> **What the exercise asks**:
Output the full listing below exactly as it reads, and skip anything that is a picture.

> **Information provided**:
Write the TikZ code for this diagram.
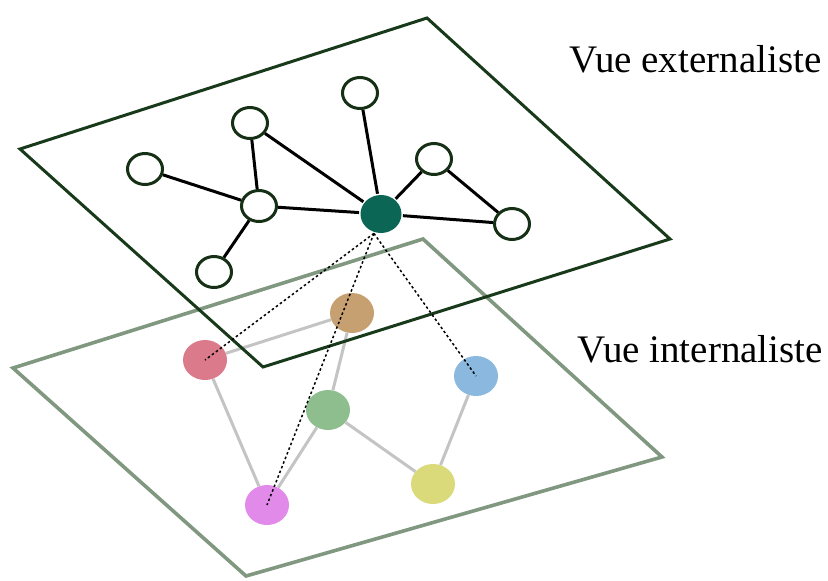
\documentclass[tikz,border=0pt]{standalone}
\usepackage{fontspec}
\setmainfont{Liberation Serif}
\usetikzlibrary{shapes.geometric}
\definecolor{planetop}{RGB}{24,58,26}
\definecolor{planelow}{RGB}{128,152,128}
\definecolor{nodeline}{RGB}{22,48,22}
\definecolor{hubcol}{RGB}{12,102,86}
\definecolor{linkgray}{RGB}{196,196,196}
\definecolor{pinkc}{RGB}{218,122,138}
\definecolor{brownc}{RGB}{198,160,112}
\definecolor{bluec}{RGB}{138,184,222}
\definecolor{greenc}{RGB}{142,190,142}
\definecolor{magc}{RGB}{226,138,234}
\definecolor{yellc}{RGB}{218,218,122}

\begin{document}
\begin{tikzpicture}[x=1pt,y=-1pt]
\useasboundingbox (0,0) rectangle (828,581);
% vue internaliste
\draw [planelow,line width=3.6pt] (423,239) -- (662,457) -- (246,576) -- (13,368) -- cycle;
\tikzstyle{every node}=[shape=ellipse,minimum width=44pt,minimum height=40pt,inner sep=0pt];
\node[fill=pinkc] (i1) at (205,360) {};
\node[fill=brownc] (i2) at (352,313) {};
\node[fill=bluec] (i3) at (476,376) {};
\node[fill=greenc] (i4) at (328,410) {};
\node[fill=magc] (i5) at (267,505) {};
\node[fill=yellc] (i6) at (433,484) {};
\draw [linkgray,line width=3pt] (i1) -- (i2);
\draw [linkgray,line width=3pt] (i2) -- (i4);
\draw [linkgray,line width=3pt] (i1) -- (i5);
\draw [linkgray,line width=3pt] (i4) -- (i5);
\draw [linkgray,line width=3pt] (i4) -- (i6);
\draw [linkgray,line width=3pt] (i3) -- (i6);
% vue externaliste
\draw [planetop,line width=3pt] (427,18) -- (670,239) -- (263,367) -- (20,149) -- cycle;
\tikzstyle{every node}=[draw=nodeline,fill=white,shape=ellipse,line width=3pt,minimum width=35pt,minimum height=31pt,inner sep=0pt];
\node (v1) at (145,169) {};
\node (v2) at (250,123) {};
\node (v3) at (259,206) {};
\node (v4) at (214,272) {};
\node (v5) at (360,93) {};
\node (v6) at (434,159) {};
\node (v7) at (512,224) {};
\node[draw=none,fill=hubcol,minimum width=41pt,minimum height=38pt] (v0) at (381,214) {};
\tikzstyle{every node}=[];
\draw [line width=3pt] (v1) -- (v3);
\draw [line width=3pt] (v2) -- (v3);
\draw [line width=3pt] (v3) -- (v4);
\draw [line width=3pt] (v3) -- (v0);
\draw [line width=3pt] (v2) -- (v0);
\draw [line width=3pt] (v5) -- (v0);
\draw [line width=3pt] (v6) -- (v0);
\draw [line width=3pt] (v0) -- (v7);
\draw [line width=3pt] (v6) -- (v7);
% projections
\draw [line width=1.5pt,dash pattern=on 2.5pt off 2.5pt] (v0.250) -- (i1.center);
\draw [line width=1.5pt,dash pattern=on 2.5pt off 2.5pt] (v0.250) -- (i5.center);
\draw [line width=1.5pt,dash pattern=on 2.5pt off 2.5pt] (v0.250) -- (i3.center);
\node[anchor=base west,inner sep=0pt,font=\fontsize{39}{46}\selectfont] (ext) at (569,72) {Vue externaliste};
\node[anchor=base west,inner sep=0pt,font=\fontsize{39}{46}\selectfont] (int) at (577,362) {Vue internaliste};
\end{tikzpicture}
\end{document}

> **The solution**:
Write the TikZ code for this diagram.
\documentclass[tikz,border=0pt]{standalone}
\usepackage{fontspec}
\setmainfont{Liberation Serif}
\usetikzlibrary{shapes.geometric}
\definecolor{planetop}{RGB}{24,58,26}
\definecolor{planelow}{RGB}{128,152,128}
\definecolor{nodeline}{RGB}{22,48,22}
\definecolor{hubcol}{RGB}{12,102,86}
\definecolor{linkgray}{RGB}{196,196,196}
\definecolor{pinkc}{RGB}{218,122,138}
\definecolor{brownc}{RGB}{198,160,112}
\definecolor{bluec}{RGB}{138,184,222}
\definecolor{greenc}{RGB}{142,190,142}
\definecolor{magc}{RGB}{226,138,234}
\definecolor{yellc}{RGB}{218,218,122}

\begin{document}
\begin{tikzpicture}[x=1pt,y=-1pt]
\useasboundingbox (0,0) rectangle (828,581);
% vue internaliste
\draw [planelow,line width=3.6pt] (423,239) -- (662,457) -- (246,576) -- (13,368) -- cycle;
\tikzstyle{every node}=[shape=ellipse,minimum width=44pt,minimum height=40pt,inner sep=0pt];
\node[fill=pinkc] (i1) at (205,360) {};
\node[fill=brownc] (i2) at (352,313) {};
\node[fill=bluec] (i3) at (476,376) {};
\node[fill=greenc] (i4) at (328,410) {};
\node[fill=magc] (i5) at (267,505) {};
\node[fill=yellc] (i6) at (433,484) {};
\draw [linkgray,line width=3pt] (i1) -- (i2);
\draw [linkgray,line width=3pt] (i2) -- (i4);
\draw [linkgray,line width=3pt] (i1) -- (i5);
\draw [linkgray,line width=3pt] (i4) -- (i5);
\draw [linkgray,line width=3pt] (i4) -- (i6);
\draw [linkgray,line width=3pt] (i3) -- (i6);
% vue externaliste
\draw [planetop,line width=3pt] (427,18) -- (670,239) -- (263,367) -- (20,149) -- cycle;
\tikzstyle{every node}=[draw=nodeline,fill=white,shape=ellipse,line width=3pt,minimum width=35pt,minimum height=31pt,inner sep=0pt];
\node (v1) at (145,169) {};
\node (v2) at (250,123) {};
\node (v3) at (259,206) {};
\node (v4) at (214,272) {};
\node (v5) at (360,93) {};
\node (v6) at (434,159) {};
\node (v7) at (512,224) {};
\node[draw=none,fill=hubcol,minimum width=41pt,minimum height=38pt] (v0) at (381,214) {};
\tikzstyle{every node}=[];
\draw [line width=3pt] (v1) -- (v3);
\draw [line width=3pt] (v2) -- (v3);
\draw [line width=3pt] (v3) -- (v4);
\draw [line width=3pt] (v3) -- (v0);
\draw [line width=3pt] (v2) -- (v0);
\draw [line width=3pt] (v5) -- (v0);
\draw [line width=3pt] (v6) -- (v0);
\draw [line width=3pt] (v0) -- (v7);
\draw [line width=3pt] (v6) -- (v7);
% projections
\draw [line width=1.5pt,dash pattern=on 2.5pt off 2.5pt] (v0.250) -- (i1.center);
\draw [line width=1.5pt,dash pattern=on 2.5pt off 2.5pt] (v0.250) -- (i5.center);
\draw [line width=1.5pt,dash pattern=on 2.5pt off 2.5pt] (v0.250) -- (i3.center);
\node[anchor=base west,inner sep=0pt,font=\fontsize{39}{46}\selectfont] (ext) at (569,72) {Vue externaliste};
\node[anchor=base west,inner sep=0pt,font=\fontsize{39}{46}\selectfont] (int) at (577,362) {Vue internaliste};
\end{tikzpicture}
\end{document}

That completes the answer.